Les partisans du ministre de l’Intérieur ne sont pas non plus en reste, à l’instar de Stéphane Le Foll, ministre de l'Agriculture, qui estime "qu’il n’y a pas de problème Manuel Valls" au sein du gouvernement. "Il y a des solutions à apporter aux Français de manière collective sur tous les sujets dont chaque ministre est chargé", a déclaré le ministre de l’agriculture sur Europe 1. "Il y a un ministre de l'Intérieur qui est un homme politique, qui avait été candidat à la primaire (socialiste) et qui fait son travail et qui fait de la politique sur des sujets qui le concernent", a-t-il encore ajouté.
Le ministre préféré des Français
Un énième sujet de discorde qui écorne, une fois de plus, l’image de cohésion du gouvernement déjà bien entamée après les différents couacs survenus depuis 2012. Pourtant, la popularité de Manuel Valls résiste. À en croire le dernier sondage Ifop publié dans les colonnes du "JDD" le 18 août, le locataire de la place Beauvau est même le ministre préféré des Français. Avec 61% de personnes satisfaites de son action, il se positionne même largement devant Laurent Fabius (50 %) et Christiane Taubira (39 %).

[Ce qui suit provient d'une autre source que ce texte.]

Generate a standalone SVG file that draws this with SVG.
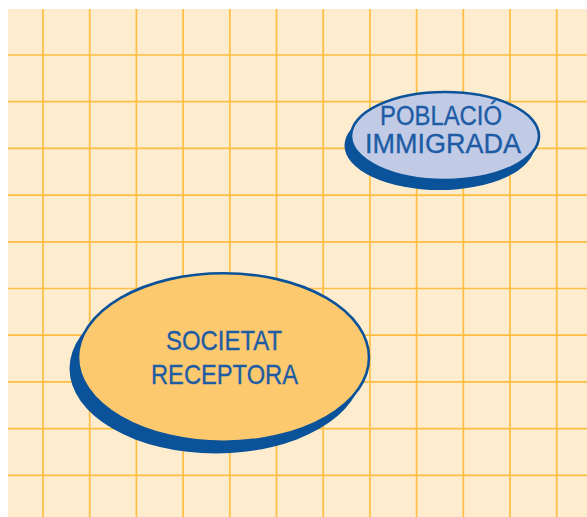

Ses récentes prises de position ne semblent donc pas lui desservir. "Sa bonne popularité a été nourrie durant tout l’été par ses sorties, car tous les sujets sur lesquels il s’exprime sont populaires auprès d’une large majorité de Français", explique à FRANCE 24 Jérôme Fourquet, directeur du département opinion et stratégies d'entreprise à l’Ifop. L’interdiction du voile à l’université est une proposition soutenue par presque 80 % de la population, selon les chiffres de l’institut.
Popularité "en trompe l’œil"
Mais pour Thomas Guénolé, politologue et maître de conférence à Sciences-Po, également interrogé par FRANCE 24, "la cote de Manuel Valls est avant tout en trompe l’œil. Sa place de ministre favori, il la doit à une popularité ahurissante dans l’électorat de droite, c’est un socialiste de droite !", affirme-t-il, détaillant les positions plutôt libérales du ministre sur la sécurité, l’économie, et les questions budgétaires européennes.
Pour entretenir son statut de chouchou des Français, Manuel Valls a justement recourt à une méthode testée et approuvée par un célèbre ex-ministre de l’Intérieur de droite qui n’est autre que Nicolas Sarkozy. "Manuel Valls cannibalise littéralement le gouvernement en utilisant les vieilles techniques sarkozystes que sont : s’assurer une omniprésence médiatique, se permettre de transgresser les limites du politiquement correct imposées par son camp et maintenir un positionnement qui soit majoritaire dans l’opinion", explique Thomas Guénolé.
Son point faible : "l’individualisme"
Cependant, la méthode Sarkozy a ses limites. "Il ne faut pas perdre de vue que Manuel Valls occupe un poste particulièrement difficile. Rapidement, si les chiffres ne suivent pas ses discours, il va en faire les frais", estime Jérôme Fourquet.
En outre, en s’appropriant ouvertement les thématiques acquises à la droite, Manuel Valls devient "l’homme à abattre pour l’UMP". Et ce ne sont pas ses comparses au gouvernement qui viendront l’extirper du champ de mines qu’il devra traverser s’il souhaite atteindre les électeurs de droite avant les municipales de 2014. Ils ont même tout intérêt à l’envoyer se brûler les ailes, seul, sur les terres de droite afin d’avoir les mains libres pour poursuivre une politique populaire auprès de leur électorat de gauche.
"Les sondages qui affirment que Manuel Valls a la capacité actuellement de battre Nicolas Sarkozy dans un potentiel second tour à la présidentielle de 2017 ne me paraissent pas surprenants. Ce qui m’étonnerait, en revanche, c’est qu’il atteigne le premier tour. Il ne peut pas incarner le consensus à gauche", renchérit Thomas Guénolé. Car à force de s’opposer à ses collègues du gouvernement, le ministre se distingue mais s’isole, surtout. "Contrairement à un Montebourg qui s’est maladroitement frotté à l’exécutif, lui s’en prend à ses collègues ministres comme Christiane Taubira. On a vraiment l’impression qu’il fait fi du collectif et ne pense qu’à son plan de carrière. L’individualisme, qui était également caractéristique de Nicolas Sarkozy, est l’une des plus grandes faiblesses de Manuel Valls", conclut Thomas Guénolé.